No entanto, a A. vem dizer na p.i. que “O que significa que, a Autora e os Réus E... e J..., são titulares de ¼ do prédio supra identificado, a que acresce 1/16 avos da herança da falecida MF...(1/4 + 1/16), correspondendo o direito de cada um dos referidos titulares a 5/16 avos do prédio.

Já, por seu turno, o direito da Ré, S..., corresponde 1/16 avos do prédio, sendo esta a sua quota parte.”

Ora, não pode a A. atribuir a quota parte da propriedade do imóvel às partes nesta acção nos termos em que fez.

No caso dos autos e observada a pretensão da A., a fim de se apurar quem são efectivamente os comproprietários do imóvel (qualidade que a R. S... não tem, não sendo comproprietária de 1/6 do imóvel, mas apenas herdeira, juntamente com os seus irmãos, as restantes partes nestes autos, da comproprietária falecida MF…) bem como a extensão da sua quota parte na propriedade do imóvel (que neste momento para a A. e os dois primeiros RR. é apenas e tão somente de ¾ para todos e não de 5/16 avos para cada um como a A. afirma) é necessário que se proceda previamente à partilha da herança de MF….

Só após a partilha é que será possível conhecer a identidade de todos os comproprietários e a extensão das suas quotas, que pode ou não coincidir com o que a A. pretende e invoca na p.i.
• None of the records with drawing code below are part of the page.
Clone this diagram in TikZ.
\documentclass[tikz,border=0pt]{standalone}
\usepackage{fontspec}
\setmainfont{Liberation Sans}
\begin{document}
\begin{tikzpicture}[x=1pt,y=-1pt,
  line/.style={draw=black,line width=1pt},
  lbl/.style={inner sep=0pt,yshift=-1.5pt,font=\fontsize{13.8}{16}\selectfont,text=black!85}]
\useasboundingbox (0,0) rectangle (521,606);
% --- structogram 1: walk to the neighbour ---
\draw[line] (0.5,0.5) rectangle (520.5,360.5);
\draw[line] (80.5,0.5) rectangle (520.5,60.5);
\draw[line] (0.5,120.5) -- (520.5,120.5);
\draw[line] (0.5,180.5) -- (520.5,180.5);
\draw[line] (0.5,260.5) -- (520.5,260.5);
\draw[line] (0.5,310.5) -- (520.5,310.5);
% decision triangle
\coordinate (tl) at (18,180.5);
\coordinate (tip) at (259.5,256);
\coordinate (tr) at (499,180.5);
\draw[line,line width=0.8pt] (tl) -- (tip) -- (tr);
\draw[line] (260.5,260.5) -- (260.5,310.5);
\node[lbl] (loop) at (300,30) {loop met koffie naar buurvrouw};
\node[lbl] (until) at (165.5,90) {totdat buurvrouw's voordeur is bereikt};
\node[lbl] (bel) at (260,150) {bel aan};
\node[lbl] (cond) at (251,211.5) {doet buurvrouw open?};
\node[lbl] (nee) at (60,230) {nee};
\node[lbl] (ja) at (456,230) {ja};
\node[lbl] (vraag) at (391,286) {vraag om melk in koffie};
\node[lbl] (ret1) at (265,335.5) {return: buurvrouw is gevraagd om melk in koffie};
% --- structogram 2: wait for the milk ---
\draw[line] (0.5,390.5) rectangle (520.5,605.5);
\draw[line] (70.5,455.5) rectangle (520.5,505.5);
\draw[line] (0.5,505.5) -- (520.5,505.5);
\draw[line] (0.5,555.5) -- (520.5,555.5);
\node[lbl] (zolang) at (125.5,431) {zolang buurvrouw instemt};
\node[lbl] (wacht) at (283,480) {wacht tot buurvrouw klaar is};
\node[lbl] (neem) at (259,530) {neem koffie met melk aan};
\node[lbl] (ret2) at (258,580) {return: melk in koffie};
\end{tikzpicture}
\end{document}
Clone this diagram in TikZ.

Acresce que a extensão da sua quota parte pode ser relevante para se aferir da divisibilidade ou indivisibilidade do prédio em causa, para o que, aliás e como notam os RR. S...e V..., poderá a A. ter que demonstrar o cumprimento das exigências administrativas que ao caso sejam exigidas para o fraccionamento do imóvel, em caso de ser possível a divisão (vindo a A., aliás, em sede de esclarecimentos solicitados pelo Tribunal a referir: “…a requerente entende que, poderia ser solicitado à Câmara Municipal de … a legalização das construções existentes, com divisão do prédio ou constituição de propriedade horizontal e adjudicação de cada fracção ao respectivo titular…”.

Finalmente, atente-se ainda na invocação de inoficiosidade da herança efectuada pelos RR. S...e V..., questão que apenas em sede de Inventário cumpre apreciar e que pode efectivamente ter repercussões na titularidade do direito das restantes partes, uma vez que a quota parte (1/4) que arrogam caber-lhes lhes adveio de doação em vida de MF…, não tendo a R. S... sido contemplada."
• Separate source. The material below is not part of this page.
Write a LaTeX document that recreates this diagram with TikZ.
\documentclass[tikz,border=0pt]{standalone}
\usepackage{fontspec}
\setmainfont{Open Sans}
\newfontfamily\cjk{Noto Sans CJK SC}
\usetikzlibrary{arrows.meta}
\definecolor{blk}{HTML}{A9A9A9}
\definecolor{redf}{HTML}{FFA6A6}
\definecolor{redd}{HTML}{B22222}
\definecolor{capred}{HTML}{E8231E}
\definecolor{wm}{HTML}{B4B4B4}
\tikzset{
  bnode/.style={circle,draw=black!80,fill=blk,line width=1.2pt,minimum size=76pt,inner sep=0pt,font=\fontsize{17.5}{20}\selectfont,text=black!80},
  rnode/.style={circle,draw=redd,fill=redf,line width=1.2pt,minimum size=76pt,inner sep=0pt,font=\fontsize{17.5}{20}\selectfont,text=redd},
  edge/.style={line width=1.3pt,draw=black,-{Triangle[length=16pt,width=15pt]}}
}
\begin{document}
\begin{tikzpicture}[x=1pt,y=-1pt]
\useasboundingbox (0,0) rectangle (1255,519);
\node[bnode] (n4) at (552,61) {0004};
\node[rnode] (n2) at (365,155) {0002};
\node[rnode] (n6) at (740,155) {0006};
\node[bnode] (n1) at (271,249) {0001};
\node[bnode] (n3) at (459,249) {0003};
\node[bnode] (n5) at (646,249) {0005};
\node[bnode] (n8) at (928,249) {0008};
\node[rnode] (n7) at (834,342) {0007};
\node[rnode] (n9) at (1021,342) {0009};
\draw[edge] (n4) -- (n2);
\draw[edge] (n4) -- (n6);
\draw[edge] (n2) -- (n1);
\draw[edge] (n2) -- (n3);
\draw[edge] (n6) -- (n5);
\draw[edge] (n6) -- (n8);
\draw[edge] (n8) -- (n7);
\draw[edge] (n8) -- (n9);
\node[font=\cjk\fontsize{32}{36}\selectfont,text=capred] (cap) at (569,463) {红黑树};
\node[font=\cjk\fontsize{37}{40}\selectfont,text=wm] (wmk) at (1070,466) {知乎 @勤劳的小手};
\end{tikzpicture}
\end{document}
*3. [Comentário] Salvo o devido respeito, a questão suscitada pela acção pendente não se reconduz a qualquer erro na forma de processo. 

Importa recordar que este erro ocorre quando a acção segue uma forma de processo que não é adequada e quando há uma outra forma que é a apropriada para a acção. Aplicando ao caso concreto: dado que à acção de divisão de coisa comum corresponde um processo especial, entender que a acção não é admissível por erro na forma de processo implica reconhecer que há uma outra forma de processo especial que seria a adequada ou que, em última análise, a acção poderia seguir a forma de processo comum. 

Ora, os problemas que são suscitados pela acção vão muito para além do recurso a uma forma de processo alternativa à que foi utilizada pelo autor.